Quando tratteniamo ferite del passato tendiamo a riviverle nel presente. Se il nostro inconscio, ad esempio, trattiene il dolore per un abbandono, ci poterà a rivivere le stesse vecchie situazioni, anche se con persone diverse, nel vano tentativo di guarire la ferita originaria. Inoltre, anche se siamo stati abbandonati, potremo credere inconsciamente di essere colpevoli di quell’abbandono, e tenderemo a sentirci in colpa, ritenendoci indegni di ricevere amore. Se viviamo ripetute esperienze di abbandono non è perché siamo sfortunati, ma perché le stiamo involontariamente attirando. 

“NON PIACCIO”

Edoardo è un bellissimo ragazzo di ventisette anni che si sente in difficoltà con l’altro sesso. In particolare, quando una ragazza gli piace, diventa molto timido e impacciato, e intimamente si chiede perché dovrebbe interessarsi proprio a lui. Indagando sull’origine di questa sensazione, Edoardo ricorda quando, dodici anni prima, i suoi compagni di scuola avevano le loro prime relazioni, mentre lui no. Edoardo aveva avuto la sua prima ragazza un anno dopo, quando la maggior parte dei suoi amici più cari aveva già avuto esperienze. La convinzione che si era formata in lui era che gli altri piacevano e lui no. Ma questo era vero solo nella sua percezione.

Il modo in cui abbiamo vissuto inizialmente le nostre esperienze nelle diverse aree della nostra vita vanno a formare la lente con la quale poi tendiamo a guardare il mondo, a volte in modo anche molto limitante. Sappiamo che il tempo è una delle sensazioni meno oggettive che abbiamo: anche se è scandito dalle lancette dell’orologio in modo sempre uguale, a volte ci vola via, mentre altre volte sembra non passare mai. Vedere i propri amici e le proprie amiche avere dei partner e noi non ancora, può crearci quella sgradevole sensazione di non essere abbastanza interessanti, di non piacere, di essere diversi dagli altri. E questo magari solo perché alcuni nostri amici ci hanno preceduto di qualche mese nelle loro esperienze.

DIFFICOLTA' A COMUNICARE I PROPRI BISOGNI

Silvia è molto comprensiva col marito, gli dà sempre attenzione e aiuto quando vede che ne ha bisogno, ma il marito non fa altrettanto con lei e questo la fa soffrire. Alla domanda perché non parli con suo marito, risponde che “lui ha già tanti problemi e ho paura di caricarlo anche dei miei”, ma aggiunge “però lui dovrebbe capirlo da solo quando ho proprio bisogno!”. Silvia ha la convinzione che nessuno la possa capire veramente, si sente infelice e poco amata, ma tutto in silenzio, senza che il marito si accorga di nulla “tanto parlargli non serve”. Se Silvia vuole riappropriarsi di una vita affettiva felice deve cambiare questo suo schema mentale distruttivo, cambiando in primo luogo le sue convinzioni, quindi i suoi comportamenti. Fare la vittima silenziosa non è una virtù, ma un atto autodistruttivo verso se stessi e verso il proprio rapporto di coppia.
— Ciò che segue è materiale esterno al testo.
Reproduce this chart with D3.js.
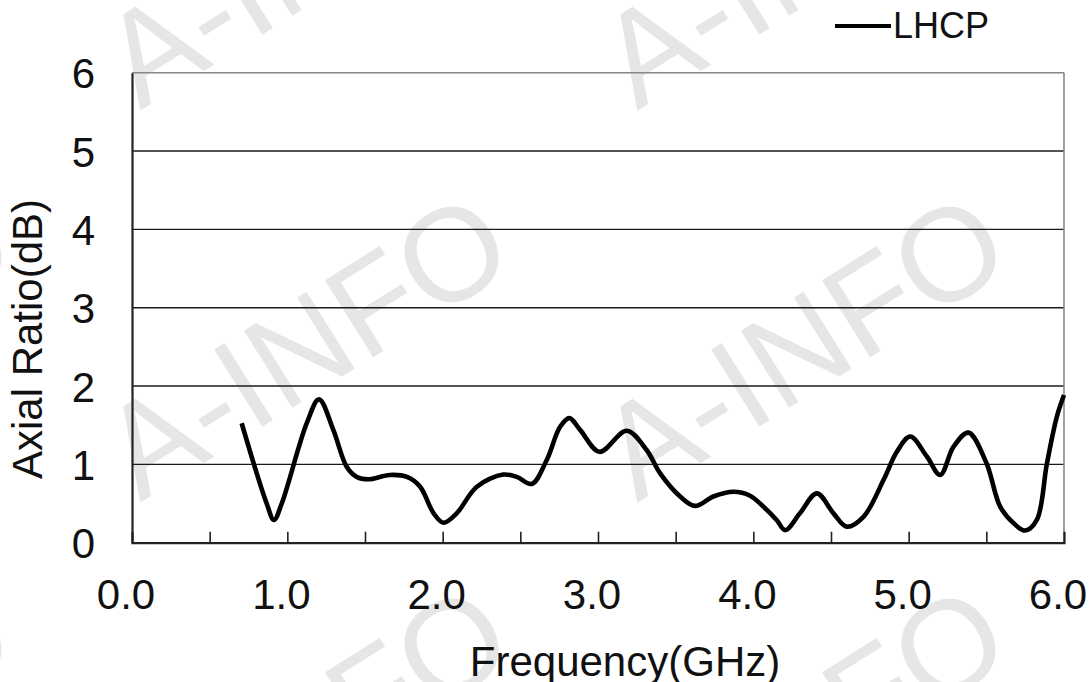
<!DOCTYPE html>
<html>
<head>
<meta charset="utf-8">
<script src="https://cdn.jsdelivr.net/npm/d3@7"></script>
<style>
  body { margin: 0; background: #fff; }
  text { font-family: "Liberation Sans", Arial, sans-serif; }
</style>
</head>
<body>
<div id="chart"></div>
<script>
// frequency (GHz) and axial ratio (dB)
const freq = [0.706, 0.867, 0.914, 0.964, 1.125, 1.204, 1.296, 1.382, 1.447, 1.52,
  1.66, 1.77, 1.855, 1.942, 2.005, 2.09, 2.22, 2.39, 2.477, 2.574, 2.67, 2.756, 2.816, 2.885,
  3.01, 3.185, 3.314, 3.40, 3.529, 3.625, 3.743, 3.872, 3.979, 4.065, 4.15, 4.205, 4.30, 4.409,
  4.516, 4.602, 4.709, 4.838, 4.924, 5.01, 5.117, 5.203, 5.289, 5.385, 5.50, 5.589, 5.675,
  5.75, 5.825, 5.89, 5.954, 6.0]
const lhcp = [1.525, 0.50, 0.29, 0.50, 1.525, 1.83, 1.44, 0.97, 0.84, 0.81,
  0.865, 0.84, 0.715, 0.375, 0.255, 0.375, 0.715, 0.87, 0.84, 0.75, 1.056, 1.48, 1.59, 1.44,
  1.16, 1.43, 1.18, 0.886, 0.59, 0.47, 0.59, 0.65, 0.60, 0.46, 0.29, 0.16, 0.375, 0.63,
  0.375, 0.205, 0.33, 0.80, 1.16, 1.355, 1.10, 0.865, 1.226, 1.405, 1.02, 0.46, 0.25,
  0.155, 0.29, 1.01, 1.61, 1.885]
const xTicks = [0, 1, 2, 3, 4, 5, 6]
const xMinorTicks = [0.5, 1, 1.5, 2, 2.5, 3, 3.5, 4, 4.5, 5, 5.5]
const yTicks = [0, 1, 2, 3, 4, 5, 6]
const seriesName = "LHCP"
const watermark = "A-INFO"

const W = 1090, H = 682
const margin = {top: 72.7, right: 26, bottom: 139.3, left: 132}
const width = W - margin.left - margin.right
const height = H - margin.top - margin.bottom

const svg = d3.select("#chart").append("svg")
    .attr("width", W)
    .attr("height", H)

// faint watermark tiled behind everything
const wm = svg.append("g").attr("class", "watermark")
;[140 - 497, 140, 140 + 497].forEach(x0 => {
    [503 - 392, 503, 503 + 392].forEach(y0 => {
        wm.append("text")
            .attr("transform", `translate(${x0},${y0}) rotate(-32)`)
            .attr("font-size", 132)
            .attr("fill", "#e6e6e6")
            .text(watermark)
    })
})

const g = svg.append("g")
    .attr("transform", `translate(${margin.left},${margin.top})`)

const x = d3.scaleLinear().domain([0, 6]).range([0, width])
const y = d3.scaleLinear().domain([0, 6]).range([height, 0])

// horizontal grid
g.append("g").attr("class", "grid")
    .selectAll("line").data(yTicks.filter(d => d > 0 && d < 6)).join("line")
    .attr("x1", 0).attr("x2", width)
    .attr("y1", d => y(d)).attr("y2", d => y(d))
    .attr("stroke", "#1a1a1a").attr("stroke-width", 1.4)

// frame: gray top/right, dark left/bottom
g.append("line").attr("x1", 0).attr("x2", width).attr("y1", 0).attr("y2", 0)
    .attr("stroke", "#888").attr("stroke-width", 1.6)
g.append("line").attr("x1", width).attr("x2", width).attr("y1", 0).attr("y2", height)
    .attr("stroke", "#888").attr("stroke-width", 1.6)

const xAxis = d3.axisBottom(x).tickValues(xMinorTicks).tickSize(-11).tickFormat("")
g.append("g")
    .attr("class", "x-axis")
    .attr("transform", `translate(0,${height})`)
    .call(xAxis)
    .call(s => s.select(".domain").attr("stroke", "#222").attr("stroke-width", 2.2))
    .call(s => s.selectAll(".tick line").attr("stroke", "#222").attr("stroke-width", 1.6))

g.append("g").attr("class", "x-labels")
    .selectAll("text").data(xTicks).join("text")
    .attr("x", d => x(d) - 6)
    .attr("y", height + 66.6)
    .attr("text-anchor", "middle")
    .attr("font-size", 42)
    .attr("fill", "#111")
    .text(d => d.toFixed(1))

const yAxis = d3.axisLeft(y).tickValues(yTicks).tickSize(0).tickPadding(37)
    .tickFormat(d3.format("d"))
g.append("g")
    .attr("class", "y-axis")
    .call(yAxis)
    .call(s => s.select(".domain").attr("stroke", "#222").attr("stroke-width", 2.2))
    .call(s => s.selectAll(".tick text")
        .attr("font-size", 42)
        .attr("fill", "#111")
        .attr("font-family", "Liberation Sans, Arial, sans-serif")
        .attr("dy", "0.358em"))

// the curve
const line = d3.line()
    .x((d, i) => x(freq[i]))
    .y(d => y(d))
    .curve(d3.curveCatmullRom.alpha(0.5))

g.append("path")
    .datum(lhcp)
    .attr("d", line)
    .attr("fill", "none")
    .attr("stroke", "#000")
    .attr("stroke-width", 4.6)
    .attr("stroke-linejoin", "round")

// axis titles
svg.append("text")
    .attr("x", 625)
    .attr("y", 676)
    .attr("text-anchor", "middle")
    .attr("font-size", 42)
    .attr("fill", "#111")
    .text("Frequency(GHz)")

svg.append("text")
    .attr("transform", "translate(42,339) rotate(-90)")
    .attr("text-anchor", "middle")
    .attr("font-size", 42)
    .attr("fill", "#111")
    .text("Axial Ratio(dB)")

// legend
const legend = svg.append("g").attr("transform", "translate(835,26)")
legend.append("line")
    .attr("x1", 0).attr("x2", 56).attr("y1", 0).attr("y2", 0)
    .attr("stroke", "#000").attr("stroke-width", 4.2)
legend.append("text")
    .attr("x", 58).attr("y", 12.4)
    .attr("font-size", 36)
    .attr("fill", "#111")
    .text(seriesName)
</script>
</body>
</html>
Uno degli errori più frequenti che commettiamo nel rapporto di coppia è quello di non esprimere i nostri bisogni profondi per paura di essere o apparire deboli agli occhi dell'altro. Tuttavia pretendiamo comprensione dal partner e, quando non ci viene offerto l’aiuto o l’ascolto che desidereremmo, ci sentiamo soli e pensiamo di non poter contare su nessuno. La realtà è che l'altra persona può non capire di che cosa abbiamo veramente bisogno, e questo non per mancanza di sensibilità, bensì a causa dell’impenetrabilità dei nostri sentimenti. Il consiglio è quello di parlare sempre apertamente dei nostri stati d’animo senza pensare che sia un atto di debolezza. Perché è invece un atto di consapevolezza.